Multirate digital signal processing (DSP) involves the manipulation of signals at different sampling rates to reduce complexity and increase efficiency. The multistage approach can be used when the changes in sampling rates are large, where the operation is performed in multiple stages with Mi(Li) factors. The optimum number of stages leads to the least computational effort. Polyphase filters facilitate computational savings in both hardware and software, allowing more efficient realisation of the sampling-rate converter. Oversampling is a common technique implemented in CD players and digital processing systems of music signals to protect against image frequency bands. It causes the image frequencies to be much higher and easier to filter out, reducing the anti-alias filter specification and reducing noise power spectral density. This reduction in noise power spectral density means that the tolerable noise level can be increased by a factor of 8, allowing a reduction in the number of bits for the DAC process, as shown in the reduction in the number of bits for the DAC process given by Equation 9.4.

Excerpt:

Multirate Digital Signal Processing

9.1 Introduction
Multirate systems have gained popularity since the early 1980s, and they are commonly used for audio and video
processing, communications systems, and transform analysis, to name but a few. In most applications, multi-rate systems are used to improve performance, or for increased computational efficiency. The two basic operations in a multi-rate system are decreasing (decimation) and increasing (interpolation) the sampling rate of a signal. Multirate systems are sometimes used for sampling-rate conversion, which involves both decimation and interpolation.

9.2 Decimation
Decimation can be regarded as the discrete-time counterpart of sampling.
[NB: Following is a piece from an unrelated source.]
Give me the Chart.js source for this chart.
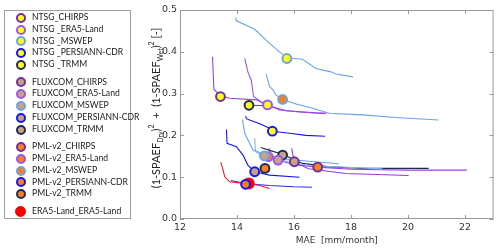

Whereas in sampling we start with a
continuous-time signal x(t) and convert it into a sequence of samples x[n], in decimation, we start with a discrete-time signal x[n] and convert it into another discrete-time signal y[n], which consists of sub-samples of x[n]. Thus, the formal definition of M-fold decimation, or down-sampling, is defined by Equation 9.1. In decimation, the sampling rate is reduced from Fs to Fs/M by discarding M – 1 samples for every M sample in the original sequence.